### EXERCISE REQUIREMENTS
An exact copy of all the data is required, with pictures left out.

--- start of STORED DATA ---

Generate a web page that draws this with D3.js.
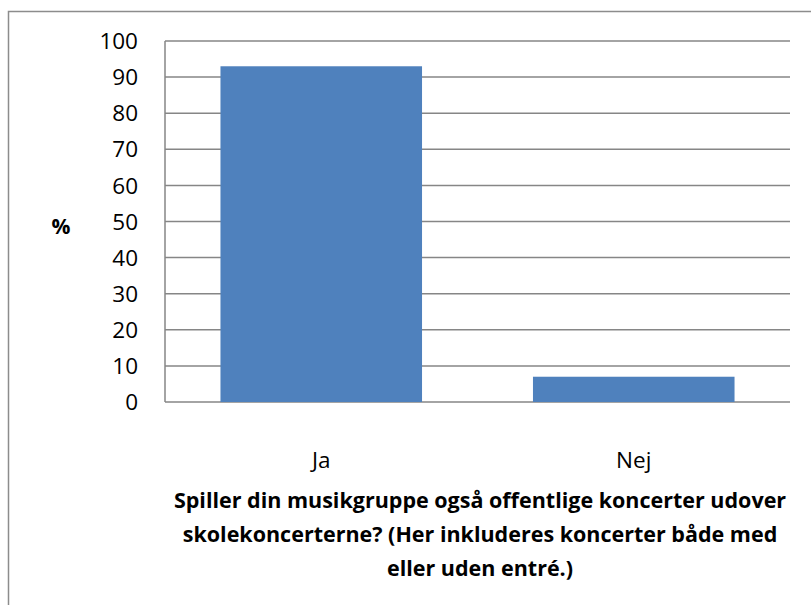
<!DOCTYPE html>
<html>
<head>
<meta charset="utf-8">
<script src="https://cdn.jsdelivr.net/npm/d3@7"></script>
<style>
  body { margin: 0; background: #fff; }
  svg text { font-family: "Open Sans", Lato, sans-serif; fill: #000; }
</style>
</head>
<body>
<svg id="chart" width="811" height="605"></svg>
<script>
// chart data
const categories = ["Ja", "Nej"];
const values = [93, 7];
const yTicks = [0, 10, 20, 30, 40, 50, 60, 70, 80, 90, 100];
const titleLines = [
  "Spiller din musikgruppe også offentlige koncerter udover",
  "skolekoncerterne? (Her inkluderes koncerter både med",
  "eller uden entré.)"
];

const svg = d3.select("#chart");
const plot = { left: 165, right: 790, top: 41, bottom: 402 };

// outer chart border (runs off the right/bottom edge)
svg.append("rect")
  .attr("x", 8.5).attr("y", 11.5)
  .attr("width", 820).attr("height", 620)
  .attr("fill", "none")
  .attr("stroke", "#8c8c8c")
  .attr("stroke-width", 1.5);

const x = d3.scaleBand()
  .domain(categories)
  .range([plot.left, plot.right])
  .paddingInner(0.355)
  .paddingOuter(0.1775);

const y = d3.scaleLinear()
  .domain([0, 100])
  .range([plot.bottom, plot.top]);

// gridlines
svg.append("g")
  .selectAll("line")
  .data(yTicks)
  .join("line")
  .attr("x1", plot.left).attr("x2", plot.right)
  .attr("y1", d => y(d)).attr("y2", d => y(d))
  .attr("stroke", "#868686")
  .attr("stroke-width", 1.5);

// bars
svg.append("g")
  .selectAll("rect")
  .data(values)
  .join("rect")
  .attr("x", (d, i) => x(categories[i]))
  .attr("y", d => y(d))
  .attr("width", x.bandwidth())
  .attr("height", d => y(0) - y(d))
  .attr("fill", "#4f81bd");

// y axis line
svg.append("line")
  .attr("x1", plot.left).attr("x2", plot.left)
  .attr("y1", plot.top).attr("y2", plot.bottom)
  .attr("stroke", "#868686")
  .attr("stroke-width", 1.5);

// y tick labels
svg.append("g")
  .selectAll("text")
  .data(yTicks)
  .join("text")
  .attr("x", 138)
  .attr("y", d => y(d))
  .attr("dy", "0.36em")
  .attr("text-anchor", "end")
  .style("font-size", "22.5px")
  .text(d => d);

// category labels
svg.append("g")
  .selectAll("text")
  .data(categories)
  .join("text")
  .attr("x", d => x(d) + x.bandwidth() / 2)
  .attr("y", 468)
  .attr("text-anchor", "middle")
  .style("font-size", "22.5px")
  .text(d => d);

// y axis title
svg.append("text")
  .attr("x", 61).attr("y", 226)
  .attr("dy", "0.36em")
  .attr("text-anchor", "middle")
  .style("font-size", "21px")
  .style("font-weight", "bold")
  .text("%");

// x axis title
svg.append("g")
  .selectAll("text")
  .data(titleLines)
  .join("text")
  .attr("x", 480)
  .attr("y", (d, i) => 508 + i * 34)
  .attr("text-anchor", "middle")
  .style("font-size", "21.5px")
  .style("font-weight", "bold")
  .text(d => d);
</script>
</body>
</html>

--- end of STORED DATA ---

### SOLUTION TO THIS TASK
Generate a web page that draws this with D3.js.
<!DOCTYPE html>
<html>
<head>
<meta charset="utf-8">
<script src="https://cdn.jsdelivr.net/npm/d3@7"></script>
<style>
  body { margin: 0; background: #fff; }
  svg text { font-family: "Open Sans", Lato, sans-serif; fill: #000; }
</style>
</head>
<body>
<svg id="chart" width="811" height="605"></svg>
<script>
// chart data
const categories = ["Ja", "Nej"];
const values = [93, 7];
const yTicks = [0, 10, 20, 30, 40, 50, 60, 70, 80, 90, 100];
const titleLines = [
  "Spiller din musikgruppe også offentlige koncerter udover",
  "skolekoncerterne? (Her inkluderes koncerter både med",
  "eller uden entré.)"
];

const svg = d3.select("#chart");
const plot = { left: 165, right: 790, top: 41, bottom: 402 };

// outer chart border (runs off the right/bottom edge)
svg.append("rect")
  .attr("x", 8.5).attr("y", 11.5)
  .attr("width", 820).attr("height", 620)
  .attr("fill", "none")
  .attr("stroke", "#8c8c8c")
  .attr("stroke-width", 1.5);

const x = d3.scaleBand()
  .domain(categories)
  .range([plot.left, plot.right])
  .paddingInner(0.355)
  .paddingOuter(0.1775);

const y = d3.scaleLinear()
  .domain([0, 100])
  .range([plot.bottom, plot.top]);

// gridlines
svg.append("g")
  .selectAll("line")
  .data(yTicks)
  .join("line")
  .attr("x1", plot.left).attr("x2", plot.right)
  .attr("y1", d => y(d)).attr("y2", d => y(d))
  .attr("stroke", "#868686")
  .attr("stroke-width", 1.5);

// bars
svg.append("g")
  .selectAll("rect")
  .data(values)
  .join("rect")
  .attr("x", (d, i) => x(categories[i]))
  .attr("y", d => y(d))
  .attr("width", x.bandwidth())
  .attr("height", d => y(0) - y(d))
  .attr("fill", "#4f81bd");

// y axis line
svg.append("line")
  .attr("x1", plot.left).attr("x2", plot.left)
  .attr("y1", plot.top).attr("y2", plot.bottom)
  .attr("stroke", "#868686")
  .attr("stroke-width", 1.5);

// y tick labels
svg.append("g")
  .selectAll("text")
  .data(yTicks)
  .join("text")
  .attr("x", 138)
  .attr("y", d => y(d))
  .attr("dy", "0.36em")
  .attr("text-anchor", "end")
  .style("font-size", "22.5px")
  .text(d => d);

// category labels
svg.append("g")
  .selectAll("text")
  .data(categories)
  .join("text")
  .attr("x", d => x(d) + x.bandwidth() / 2)
  .attr("y", 468)
  .attr("text-anchor", "middle")
  .style("font-size", "22.5px")
  .text(d => d);

// y axis title
svg.append("text")
  .attr("x", 61).attr("y", 226)
  .attr("dy", "0.36em")
  .attr("text-anchor", "middle")
  .style("font-size", "21px")
  .style("font-weight", "bold")
  .text("%");

// x axis title
svg.append("g")
  .selectAll("text")
  .data(titleLines)
  .join("text")
  .attr("x", 480)
  .attr("y", (d, i) => 508 + i * 34)
  .attr("text-anchor", "middle")
  .style("font-size", "21.5px")
  .style("font-weight", "bold")
  .text(d => d);
</script>
</body>
</html>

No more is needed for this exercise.